Write every line out verbatim and omit the pictures.
···
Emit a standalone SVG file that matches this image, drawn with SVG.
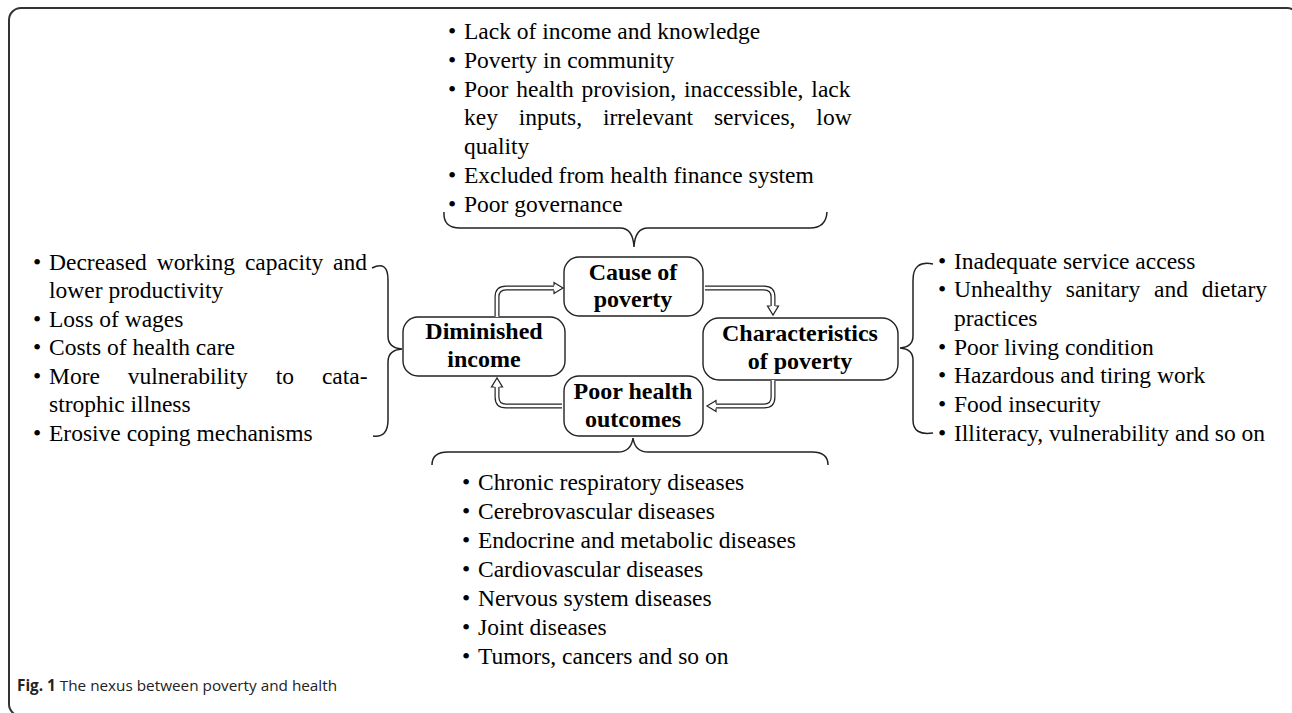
<svg xmlns="http://www.w3.org/2000/svg" width="1292" height="713" viewBox="0 0 1292 713">
<style>
.t{font-family:"Liberation Serif","Times New Roman",serif;font-size:23.5px;fill:#000}
.b{font-family:"Liberation Serif","Times New Roman",serif;font-size:24px;font-weight:bold;fill:#000;text-anchor:middle}
.box{fill:#fff;stroke:#222;stroke-width:1.4}
.br{fill:none;stroke:#222;stroke-width:1.5}
.so{fill:none;stroke:#222;stroke-width:5}
.si{fill:none;stroke:#fff;stroke-width:2.6}
.hd{fill:#fff;stroke:#222;stroke-width:1.2;stroke-linejoin:miter}
.cap{font-family:"Open Sans","Liberation Sans",sans-serif;font-size:15.3px;fill:#222}
</style>
<rect x="9" y="8" width="1290" height="708" rx="12" fill="none" stroke="#333" stroke-width="2"/>

<g id="top-list">
<text class="t" x="448" y="39">•</text><text class="t" x="464" y="39">Lack of income and knowledge</text>
<text class="t" x="448" y="68">•</text><text class="t" x="464" y="68">Poverty in community</text>
<text class="t" x="448" y="97">•</text><text class="t" x="464" y="97" word-spacing="2">Poor health provision, inaccessible, lack</text>
<text class="t" x="464" y="125" word-spacing="15">key inputs, irrelevant services, low</text>
<text class="t" x="464" y="154">quality</text>
<text class="t" x="448" y="183">•</text><text class="t" x="464" y="183">Excluded from health finance system</text>
<text class="t" x="448" y="212">•</text><text class="t" x="464" y="212">Poor governance</text>
</g>

<g id="left-list">
<text class="t" x="33" y="270">•</text><text class="t" x="49" y="270" word-spacing="4">Decreased working capacity and</text>
<text class="t" x="49" y="298">lower productivity</text>
<text class="t" x="33" y="327">•</text><text class="t" x="49" y="327">Loss of wages</text>
<text class="t" x="33" y="355">•</text><text class="t" x="49" y="355">Costs of health care</text>
<text class="t" x="33" y="384">•</text><text class="t" x="49" y="384" word-spacing="22">More vulnerability to cata-</text>
<text class="t" x="49" y="412">strophic illness</text>
<text class="t" x="33" y="441">•</text><text class="t" x="49" y="441">Erosive coping mechanisms</text>
</g>

<g id="right-list">
<text class="t" x="938" y="269">•</text><text class="t" x="954" y="269">Inadequate service access</text>
<text class="t" x="938" y="297">•</text><text class="t" x="954" y="297" word-spacing="8">Unhealthy sanitary and dietary</text>
<text class="t" x="954" y="326">practices</text>
<text class="t" x="938" y="355">•</text><text class="t" x="954" y="355">Poor living condition</text>
<text class="t" x="938" y="383">•</text><text class="t" x="954" y="383">Hazardous and tiring work</text>
<text class="t" x="938" y="412">•</text><text class="t" x="954" y="412">Food insecurity</text>
<text class="t" x="938" y="441">•</text><text class="t" x="954" y="441">Illiteracy, vulnerability and so on</text>
</g>

<g id="bottom-list">
<text class="t" x="462" y="490">•</text><text class="t" x="478" y="490">Chronic respiratory diseases</text>
<text class="t" x="462" y="519">•</text><text class="t" x="478" y="519">Cerebrovascular diseases</text>
<text class="t" x="462" y="548">•</text><text class="t" x="478" y="548">Endocrine and metabolic diseases</text>
<text class="t" x="462" y="577">•</text><text class="t" x="478" y="577">Cardiovascular diseases</text>
<text class="t" x="462" y="606">•</text><text class="t" x="478" y="606">Nervous system diseases</text>
<text class="t" x="462" y="635">•</text><text class="t" x="478" y="635">Joint diseases</text>
<text class="t" x="462" y="664">•</text><text class="t" x="478" y="664">Tumors, cancers and so on</text>
</g>

<g id="braces">
<path class="br" d="M444,212 Q443,228 460,228 H620 Q633,228 634,247 Q635,228 648,228 H810 Q826,228 827,212"/>
<path class="br" d="M432,465 Q432,452 448,452 H618 Q631,452 633,438 Q635,452 648,452 H812 Q828,452 828,465"/>
<path class="br" d="M372,268 Q388,260 388,280 V336 Q388,348 402,349 Q388,350 388,362 V420 Q388,438 373,436"/>
<path class="br" d="M933,264 Q913,260 913,280 V336 Q913,347 900,348 Q913,349 913,360 V420 Q913,436 933,433"/>
</g>

<g id="node-cause">
<rect class="box" x="564" y="257" width="139" height="59" rx="15"/>
<text class="b" x="633" y="280">Cause of</text>
<text class="b" x="633" y="307">poverty</text>
</g>
<g id="node-characteristics">
<rect class="box" x="703" y="318" width="195" height="62" rx="16"/>
<text class="b" x="800" y="341">Characteristics</text>
<text class="b" x="800" y="369">of poverty</text>
</g>
<g id="node-poor-health">
<rect class="box" x="564" y="376" width="139" height="60" rx="15"/>
<text class="b" x="633" y="399">Poor health</text>
<text class="b" x="633" y="427">outcomes</text>
</g>
<g id="node-diminished">
<rect class="box" x="403" y="317" width="162" height="59" rx="15"/>
<text class="b" x="484" y="339">Diminished</text>
<text class="b" x="484" y="367">income</text>
</g>

<g id="connectors">
<path class="so" d="M497,316 V297 Q497,288 506,288 H554"/>
<path class="si" d="M497,317 V297 Q497,288 506,288 H555"/>
<path class="hd" d="M554,285.5 V282.5 L563,288 L554,293.5 V290.5"/>

<path class="so" d="M705,288 H764 Q773,288 773,297 V306"/>
<path class="si" d="M704,288 H764 Q773,288 773,297 V307"/>
<path class="hd" d="M770.5,306 H767.5 L773,315 L778.5,306 H775.5"/>

<path class="so" d="M773,381 V397 Q773,406 764,406 H716"/>
<path class="si" d="M773,380 V397 Q773,406 764,406 H715"/>
<path class="hd" d="M716,403.5 V400.5 L707,406 L716,411.5 V408.5"/>

<path class="so" d="M562,406 H506 Q497,406 497,397 V387"/>
<path class="si" d="M563,406 H506 Q497,406 497,397 V386"/>
<path class="hd" d="M494.5,387 H491.5 L497,378 L502.5,387 H499.5"/>
</g>

<text class="cap" x="17" y="691"><tspan font-weight="bold">Fig. 1</tspan> The nexus between poverty and health</text>
</svg>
···
Result:
Emit a standalone SVG file that matches this image, drawn with SVG.
<svg xmlns="http://www.w3.org/2000/svg" width="1292" height="713" viewBox="0 0 1292 713">
<style>
.t{font-family:"Liberation Serif","Times New Roman",serif;font-size:23.5px;fill:#000}
.b{font-family:"Liberation Serif","Times New Roman",serif;font-size:24px;font-weight:bold;fill:#000;text-anchor:middle}
.box{fill:#fff;stroke:#222;stroke-width:1.4}
.br{fill:none;stroke:#222;stroke-width:1.5}
.so{fill:none;stroke:#222;stroke-width:5}
.si{fill:none;stroke:#fff;stroke-width:2.6}
.hd{fill:#fff;stroke:#222;stroke-width:1.2;stroke-linejoin:miter}
.cap{font-family:"Open Sans","Liberation Sans",sans-serif;font-size:15.3px;fill:#222}
</style>
<rect x="9" y="8" width="1290" height="708" rx="12" fill="none" stroke="#333" stroke-width="2"/>

<g id="top-list">
<text class="t" x="448" y="39">•</text><text class="t" x="464" y="39">Lack of income and knowledge</text>
<text class="t" x="448" y="68">•</text><text class="t" x="464" y="68">Poverty in community</text>
<text class="t" x="448" y="97">•</text><text class="t" x="464" y="97" word-spacing="2">Poor health provision, inaccessible, lack</text>
<text class="t" x="464" y="125" word-spacing="15">key inputs, irrelevant services, low</text>
<text class="t" x="464" y="154">quality</text>
<text class="t" x="448" y="183">•</text><text class="t" x="464" y="183">Excluded from health finance system</text>
<text class="t" x="448" y="212">•</text><text class="t" x="464" y="212">Poor governance</text>
</g>

<g id="left-list">
<text class="t" x="33" y="270">•</text><text class="t" x="49" y="270" word-spacing="4">Decreased working capacity and</text>
<text class="t" x="49" y="298">lower productivity</text>
<text class="t" x="33" y="327">•</text><text class="t" x="49" y="327">Loss of wages</text>
<text class="t" x="33" y="355">•</text><text class="t" x="49" y="355">Costs of health care</text>
<text class="t" x="33" y="384">•</text><text class="t" x="49" y="384" word-spacing="22">More vulnerability to cata-</text>
<text class="t" x="49" y="412">strophic illness</text>
<text class="t" x="33" y="441">•</text><text class="t" x="49" y="441">Erosive coping mechanisms</text>
</g>

<g id="right-list">
<text class="t" x="938" y="269">•</text><text class="t" x="954" y="269">Inadequate service access</text>
<text class="t" x="938" y="297">•</text><text class="t" x="954" y="297" word-spacing="8">Unhealthy sanitary and dietary</text>
<text class="t" x="954" y="326">practices</text>
<text class="t" x="938" y="355">•</text><text class="t" x="954" y="355">Poor living condition</text>
<text class="t" x="938" y="383">•</text><text class="t" x="954" y="383">Hazardous and tiring work</text>
<text class="t" x="938" y="412">•</text><text class="t" x="954" y="412">Food insecurity</text>
<text class="t" x="938" y="441">•</text><text class="t" x="954" y="441">Illiteracy, vulnerability and so on</text>
</g>

<g id="bottom-list">
<text class="t" x="462" y="490">•</text><text class="t" x="478" y="490">Chronic respiratory diseases</text>
<text class="t" x="462" y="519">•</text><text class="t" x="478" y="519">Cerebrovascular diseases</text>
<text class="t" x="462" y="548">•</text><text class="t" x="478" y="548">Endocrine and metabolic diseases</text>
<text class="t" x="462" y="577">•</text><text class="t" x="478" y="577">Cardiovascular diseases</text>
<text class="t" x="462" y="606">•</text><text class="t" x="478" y="606">Nervous system diseases</text>
<text class="t" x="462" y="635">•</text><text class="t" x="478" y="635">Joint diseases</text>
<text class="t" x="462" y="664">•</text><text class="t" x="478" y="664">Tumors, cancers and so on</text>
</g>

<g id="braces">
<path class="br" d="M444,212 Q443,228 460,228 H620 Q633,228 634,247 Q635,228 648,228 H810 Q826,228 827,212"/>
<path class="br" d="M432,465 Q432,452 448,452 H618 Q631,452 633,438 Q635,452 648,452 H812 Q828,452 828,465"/>
<path class="br" d="M372,268 Q388,260 388,280 V336 Q388,348 402,349 Q388,350 388,362 V420 Q388,438 373,436"/>
<path class="br" d="M933,264 Q913,260 913,280 V336 Q913,347 900,348 Q913,349 913,360 V420 Q913,436 933,433"/>
</g>

<g id="node-cause">
<rect class="box" x="564" y="257" width="139" height="59" rx="15"/>
<text class="b" x="633" y="280">Cause of</text>
<text class="b" x="633" y="307">poverty</text>
</g>
<g id="node-characteristics">
<rect class="box" x="703" y="318" width="195" height="62" rx="16"/>
<text class="b" x="800" y="341">Characteristics</text>
<text class="b" x="800" y="369">of poverty</text>
</g>
<g id="node-poor-health">
<rect class="box" x="564" y="376" width="139" height="60" rx="15"/>
<text class="b" x="633" y="399">Poor health</text>
<text class="b" x="633" y="427">outcomes</text>
</g>
<g id="node-diminished">
<rect class="box" x="403" y="317" width="162" height="59" rx="15"/>
<text class="b" x="484" y="339">Diminished</text>
<text class="b" x="484" y="367">income</text>
</g>

<g id="connectors">
<path class="so" d="M497,316 V297 Q497,288 506,288 H554"/>
<path class="si" d="M497,317 V297 Q497,288 506,288 H555"/>
<path class="hd" d="M554,285.5 V282.5 L563,288 L554,293.5 V290.5"/>

<path class="so" d="M705,288 H764 Q773,288 773,297 V306"/>
<path class="si" d="M704,288 H764 Q773,288 773,297 V307"/>
<path class="hd" d="M770.5,306 H767.5 L773,315 L778.5,306 H775.5"/>

<path class="so" d="M773,381 V397 Q773,406 764,406 H716"/>
<path class="si" d="M773,380 V397 Q773,406 764,406 H715"/>
<path class="hd" d="M716,403.5 V400.5 L707,406 L716,411.5 V408.5"/>

<path class="so" d="M562,406 H506 Q497,406 497,397 V387"/>
<path class="si" d="M563,406 H506 Q497,406 497,397 V386"/>
<path class="hd" d="M494.5,387 H491.5 L497,378 L502.5,387 H499.5"/>
</g>

<text class="cap" x="17" y="691"><tspan font-weight="bold">Fig. 1</tspan> The nexus between poverty and health</text>
</svg>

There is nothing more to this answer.